Meet California Winner Bison Brewing
Posted on Thursday, June 2nd, 2011 in Beer by Heather Hammel
Daniel de Grande became the owner and brewer at Bison Brewing, a fully organic brewery, in 1997. The brewery hosts events in the local community, practices on-site wastewater treatment and has conducted a carbon footprint analysis of its operations. Daniel also teaches at the American Brewer’s Guild on brewing engineering twice a year in Vermont.
I caught up with Daniel del Grande from Bison Brewing on his drive down to LA for the Natural Products Expo, a trade show where Daniel connects with other producers and finds ingredients for his many of lines of flavored brews. He comments on the flower blossoms along the freeway, and then we got down to talking about his new website.

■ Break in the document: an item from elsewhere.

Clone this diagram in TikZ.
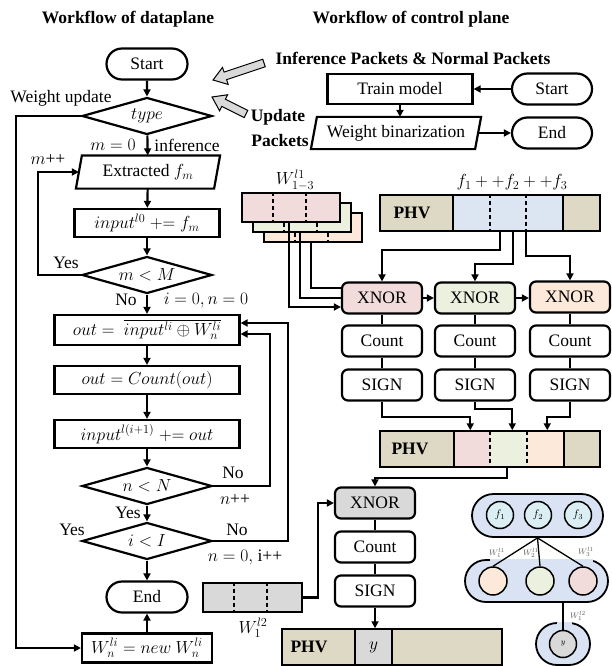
\RequirePackage{fix-cm}
\documentclass[tikz,border=0pt]{standalone}
\usepackage{fontspec}
\setmainfont{Liberation Serif}
\usetikzlibrary{shapes.geometric,shapes.misc,arrows.meta,calc}
\definecolor{cpink}{HTML}{F2DCDB}
\definecolor{cgreen}{HTML}{EBF1DE}
\definecolor{corange}{HTML}{FDE9D9}
\definecolor{cblue}{HTML}{DCE6F2}
\definecolor{ctan}{HTML}{DDD9C4}
\definecolor{cgray}{HTML}{D9D9D9}
\definecolor{cnn}{HTML}{DAE3F3}
\definecolor{ccyan}{HTML}{DAEEF3}
\newcommand\myfs{\fontsize{17.5}{20}\selectfont}
\newcommand\myfsb{\fontsize{17.5}{20}\selectfont\bfseries}
\newcommand\myfsm{\fontsize{11}{12}\selectfont}
\newcommand\myfst{\fontsize{8}{9}\selectfont}
\newcommand\grayarrow[2]{%
  \coordinate (gaT) at #1; \coordinate (gaH) at #2;
  \coordinate (gaB) at ($(gaH)!13pt!(gaT)$);
  \draw[line width=1pt, fill=cgray] ($(gaT)!4pt!90:(gaH)$) -- ($(gaB)!4pt!90:(gaH)$) -- ($(gaB)!9pt!90:(gaH)$) -- (gaH) -- ($(gaB)!9pt!-90:(gaH)$) -- ($(gaB)!4pt!-90:(gaH)$) -- ($(gaT)!4pt!-90:(gaH)$) -- cycle;}
\tikzset{
  lw/.style={line width=2.2pt},
  base/.style={font=\myfs, inner sep=0pt, lw},
  sbox/.style={base, draw, rectangle, minimum width=#1, minimum height=28pt},
  term/.style={base, draw, rounded rectangle, minimum width=81pt, minimum height=31pt},
  dia/.style={base, draw, diamond, aspect=3.5, minimum width=130pt, minimum height=37pt},
  plain/.style={font=\myfs, inner sep=1pt},
  arr/.style={lw, -{Triangle[length=7pt,width=7pt]}},
  rbox/.style={base, draw, rounded corners=6pt, minimum width=80pt, minimum height=31pt},
  wrect/.style={draw, lw, minimum width=98pt, minimum height=29pt, inner sep=0pt},
  ptan/.style={draw, fill=ctan, line width=1.5pt, minimum width=220pt, minimum height=36pt, inner sep=0pt},
  seg/.style={minimum width=#1, minimum height=36pt, inner sep=0pt},
  dsh/.style={lw, dash pattern=on 4pt off 3pt},
  capsule/.style={draw, fill=cnn, rounded rectangle, line width=1.8pt, inner sep=0pt},
  nc/.style={circle, draw, line width=1.5pt, minimum size=#1, inner sep=0pt, font=\myfsm},
  nnlab/.style={font=\myfst, text=black!65, inner sep=0pt},
}
\begin{document}
\begin{tikzpicture}[x=1pt,y=-1pt]
\useasboundingbox (0,0) rectangle (611,666);
% titles
\node[font=\myfsb] (t1) at (128,19) {Workflow of dataplane};
\node[font=\myfsb] (t2) at (411,19) {Workflow of control plane};
% ---------------- data plane flowchart
\node[term] (st) at (147,64) {Start};
\node[dia] (ty) at (147,116) {$type$};
\node[base, minimum width=136pt, minimum height=31pt] (ex) at (148,172) {Extracted $f_m$};
\draw[lw] ($(ex.north west)+(3,0)$) -- ($(ex.north east)+(3,0)$) -- ($(ex.south east)+(-3,0)$) -- ($(ex.south west)+(-3,0)$) -- cycle;
\node[sbox=145pt] (i0) at (147,223) {$input^{l0} \mathrel{+{=}} f_m$};
\node[dia] (mM) at (147,275) {$m<M$};
\node[sbox=185pt, minimum height=30pt] (ou) at (147,330) {$out =\ \overline{input^{li}\oplus W_n^{li}}$};
\node[sbox=185pt] (cn) at (147,380) {$out = Count(out)$};
\node[sbox=185pt] (i1) at (147,434) {$input^{l(i+1)} \mathrel{+{=}} out$};
\node[dia] (nN) at (147,486) {$n<N$};
\node[dia] (iI) at (147,541) {$i<I$};
\node[term] (en) at (147,597) {End};
\node[sbox=130pt, minimum height=29pt] (wn) at (147,648) {$W_n^{li} = new\ W_n^{li}$};
\draw[arr] (st) -- (ty);
\draw[arr] (ty) -- (ex);
\draw[arr] (ex) -- (i0);
\draw[arr] (i0) -- (mM);
\draw[arr] (mM) -- (ou);
\draw[arr] (ou) -- (cn);
\draw[arr] (cn) -- (i1);
\draw[arr] (i1) -- (nN);
\draw[arr] (nN) -- (iI);
\draw[arr] (iI) -- (en);
\draw[arr] (wn) -- (en);
\coordinate (Lm) at (38,0);
\coordinate (Lo) at (16,0);
\coordinate (Rn) at (270,0);
\coordinate (Ri) at (288,0);
\draw[arr] (mM.west) -- (mM.west -| Lm) |- (ex.west);
\draw[arr] (ty.west) -- (ty.west -| Lo) |- (wn.west);
\draw[arr] (nN.east) -- (nN.east -| Rn) |- ($(ou.east)+(0,4)$);
\draw[arr] (iI.east) -- (iI.east -| Ri) |- ($(ou.east)+(0,-7)$);
% labels
\node[plain] (lwu) at (61,98) {Weight update};
\node[plain] (lm0) at (113,145) {$m=0$};
\node[plain] (linf) at (187,145) {inference};
\node[plain] (lmpp) at (48,160) {$m$++};
\node[plain] (ly1) at (66,263) {Yes};
\node[plain] (ln1) at (126,300) {No};
\node[plain] (li0) at (206,300) {$i=0,n=0$};
\node[plain] (ln2) at (233,473) {No};
\node[plain] (lnpp) at (235,500) {$n$++};
\node[plain] (ly2) at (128,513) {Yes};
\node[plain] (ly3) at (72,530) {Yes};
\node[plain] (ln3) at (237,530) {No};
\node[plain] (li3) at (245,557) {$n=0,$ i++};
% gray packet arrows
\grayarrow{(264,63)}{(213,80)}
\grayarrow{(246,114)}{(212,97)}
% ---------------- control plane
\node[font=\myfsb, inner sep=1pt] (lip) at (413,58) {Inference Packets \& Normal Packets};
\node[sbox=145pt, minimum height=30pt] (tm) at (400,89) {Train model};
\node[term, minimum width=80pt] (st2) at (552,89) {Start};
\node[base, minimum width=162pt, minimum height=30pt] (wb) at (396,133) {Weight binarization};
\draw[lw] ($(wb.north west)+(3,0)$) -- ($(wb.north east)+(3,0)$) -- ($(wb.south east)+(-3,0)$) -- ($(wb.south west)+(-3,0)$) -- cycle;
\node[term, minimum width=80pt] (en2) at (552,133) {End};
\draw[arr] (st2) -- (tm);
\draw[arr] (tm) -- (tm |- wb.north);
\draw[arr] (wb.east) -- (en2);
\node[font=\myfsb, inner sep=1pt] (lup) at (278,117) {Update};
\node[font=\myfsb, inner sep=1pt] (lpk) at (280,141) {Packets};
% weight stack
\node[wrect, fill=corange] (wk3) at (313,227.5) {};
\draw[dsh] ($(wk3.north west)+(32,0)$) -- ($(wk3.south west)+(32,0)$);
\draw[dsh] ($(wk3.north west)+(65,0)$) -- ($(wk3.south west)+(65,0)$);
\node[wrect, fill=cgreen] (wk2) at (302,217.5) {};
\draw[dsh] ($(wk2.north west)+(32,0)$) -- ($(wk2.south west)+(32,0)$);
\draw[dsh] ($(wk2.north west)+(65,0)$) -- ($(wk2.south west)+(65,0)$);
\node[wrect, fill=cpink] (wk1) at (291,207.5) {};
\draw[dsh] ($(wk1.north west)+(32,0)$) -- ($(wk1.south west)+(32,0)$);
\draw[dsh] ($(wk1.north west)+(65,0)$) -- ($(wk1.south west)+(65,0)$);
\node[font=\myfs, inner sep=0pt] (lw1) at (295,180) {$W_{1-3}^{l1}$};
% PHV 1
\node[ptan] (p1) at (490,213) {};
\node[draw, fill=cblue, lw, seg=110pt] (p1s) at (508,213) {};
\draw[dsh] ($(p1s.north west)+(38,0)$) -- ($(p1s.south west)+(38,0)$);
\draw[dsh] ($(p1s.north west)+(74,0)$) -- ($(p1s.south west)+(74,0)$);
\node[font=\myfsb, inner sep=0pt] (p1l) at (412,213) {PHV};
\node[font=\myfs, inner sep=0pt] (lf) at (512,182) {$f_1++f_2++f_3$};
% XNOR stage
\node[rbox, fill=cpink] (x1) at (382,298) {XNOR};
\node[rbox, fill=cgreen] (x2) at (475,298) {XNOR};
\node[rbox, fill=corange] (x3) at (570,297) {XNOR};
\node[rbox] (c1) at (382,341) {Count};
\node[rbox] (c2) at (475,341) {Count};
\node[rbox] (c3) at (570,341) {Count};
\node[rbox] (s1) at (382,385) {SIGN};
\node[rbox] (s2) at (475,385) {SIGN};
\node[rbox] (s3) at (570,385) {SIGN};
\draw[lw] (x1) -- (c1) (c1) -- (s1);
\draw[lw] (x2) -- (c2) (c2) -- (s2);
\draw[lw] (x3) -- (c3) (c3) -- (s3);
\draw[arr] (x1) -- (x2);
\draw[arr] (x2.east) -- (x2.east -| x3.west);
\draw[arr] ($(wk1.south west)+(48,0)$) |- ($(x1.west)+(0,9)$);
\draw[lw] ($(wk2.south west)+(48,0)$) |- (x1.west);
\draw[lw] ($(wk3.south west)+(48,0)$) |- ($(x1.west)+(0,-10)$);
\draw[arr] ($(p1s.south west)+(48,0)$) -- ++(0,18) -| (x1.north);
\draw[arr] ($(p1s.south west)+(61,0)$) -- ++(0,32) -| (x2.north);
\draw[arr] ($(p1s.south west)+(74,0)$) -- ++(0,24) -| (x3.north);
% PHV 2
\node[ptan] (p2) at (490,449) {};
\node[fill=cpink, seg=36pt] (p2a) at (472,449) {};
\node[fill=cgreen, seg=37pt] (p2b) at (508.5,449) {};
\node[fill=corange, seg=37pt] (p2c) at (545.5,449) {};
\draw[lw] (p2a.north west) rectangle (p2c.south east);
\draw[dsh] (p2a.north east) -- (p2a.south east);
\draw[dsh] (p2b.north east) -- (p2b.south east);
\node[font=\myfsb, inner sep=0pt] (p2l) at (410,449) {PHV};
\draw[arr] (s1.south) -- ++(0,15) -| ($(p2.north west)+(91,0)$);
\draw[arr] (s2.south) -- ++(0,7) -| ($(p2.north west)+(133,0)$);
\draw[arr] (s3.south) -- ++(0,15) -| ($(p2.north west)+(168,0)$);
% second layer
\node[rbox, fill=cgray] (x4) at (375,503) {XNOR};
\node[rbox] (c4) at (375,547) {Count};
\node[rbox] (s4) at (375,591) {SIGN};
\draw[lw] (x4) -- (c4) (c4) -- (s4);
\draw[arr] ($(p2.south west)+(128,0)$) -- ++(0,10) -| (x4.north);
\node[ptan] (p3) at (392,647) {};
\node[draw, fill=cgray, lw, seg=37pt, font=\myfs] (p3y) at (373.5,647) {$y$};
\node[font=\myfsb, inner sep=0pt] (p3l) at (309,647) {PHV};
\draw[arr] (s4) -- (s4 |- p3.north);
\node[wrect, fill=cgray, minimum width=99pt] (w2) at (252.5,597.5) {};
\draw[dsh] ($(w2.north west)+(32,0)$) -- ($(w2.south west)+(32,0)$);
\draw[dsh] ($(w2.north west)+(65,0)$) -- ($(w2.south west)+(65,0)$);
\node[font=\myfs, inner sep=0pt] (lw2) at (253,628) {$W_1^{l2}$};
\draw[arr] (w2.east) -- ++(15,0) |- (x4.west);
% ---------------- small network
\node[capsule, minimum width=131pt, minimum height=43pt] (cap1) at (537.5,515.5) {};
\node[capsule, minimum width=143pt, minimum height=42pt] (cap2) at (536.5,581) {};
\fill[cnn] (490,558.6) rectangle (593,561.6);
\node[capsule, minimum width=54pt, minimum height=42pt] (cap3) at (563,644) {};
\fill[cnn] (557,621.6) rectangle (572,624.6);
\node[nc=27pt, fill=ccyan] (f1) at (500,515) {$f_1$};
\node[nc=27pt, fill=ccyan] (f2) at (538,515) {$f_2$};
\node[nc=27pt, fill=ccyan] (f3) at (578,515) {$f_3$};
\node[nc=28pt, fill=corange] (h1) at (493,581) {};
\node[nc=28pt, fill=cgreen] (h2) at (540,581) {};
\node[nc=28pt, fill=cpink] (h3) at (583,581) {};
\node[nc=27pt, fill=cgray, font=\myfst] (yc) at (563,644) {$y$};
\draw[line width=1.3pt] (cap1.south) -- (h1.north);
\draw[line width=1.3pt] (cap1.south) -- (h2.north);
\draw[line width=1.3pt] (cap1.south) -- (h3.north);
\draw[line width=1.3pt] (yc |- cap2.south) -- (yc.north);
\node[nnlab] (l11) at (497,553) {$W_1^{l1}$};
\node[nnlab] (l21) at (531,553) {$W_2^{l1}$};
\node[nnlab] (l31) at (586,552) {$W_3^{l1}$};
\node[nnlab] (l12) at (578,616) {$W_1^{l2}$};
\end{tikzpicture}
\end{document}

Bison Brewing’s biggest new project is a cooperative website called the coHOPerative, which was launched at the Craft Brewers Conference in March. It functions as a buyers’ cooperative for a variety of hops and as a way to organize the 40 or so organic-buying brewers across the country. “There has been a bit of grumbling from brewers about the price of hop crops and the quality they are getting for it,” Daniel said. “And then [there is] grumbling on the growers’ end that they are never informed about what brewers want and that no one is willing to make a long-term commitment for their crops.” The goal of the site is to “create a really robust hop market so that we can say to growers ‘we need this amount of this variety of hops’ and one grower can say ‘we can provide this much’, and another grower can say ‘we can provide this much’,” he said.
Daniel himself sources not only hops from local farmers, but also fruits and basil, which he uses in his special brews. He is currently working on creating a second-use for blemished fruits from Frog Hollows Farms, which, while still tasty, cannot be put into CSA boxes. His fruit brews will be release in May or June, just in time for a refreshing summer. His other summer brew, the Honey Basil Ale, used organic basil from Watsonville, CA. The honey, however, he has to import due to strict regulations on honey production that make it impossible to produce organic honey with the existing land grid, as bees can travel and pollinate at a vast expanse of land.
For his part, Daniel is looking to educate others on organic beer. He organizes brewmasters dinners twice a week in his local area in order to educate distributors, restaurateurs and customers, who have been resistant to buying and selling organic beer in ways they have not been resistant to other organic products. “We’ve seen a lot of pushback from retailers, even from Whole Foods, for carrying organic products,” he said. “When it comes to beer, they have the same old beer on the rack. They are not giving the beer recipe the same attention as they do for other products and are not putting their money where their mouth is.” Daniel hopes to change this attitude by taking his brewmasters dinners on the road in the near future as an outreach effort both for his own product and for the industry as a whole. But he isn’t always on the move; he is also happy to just enjoy a good product. Sitting a Berkeley bar last night, he ordered his own India Pale Ale, a lighter bodied brew that highlights the flavor of organic hops, and was content sitting back and saying “man this is good, good job Dan.”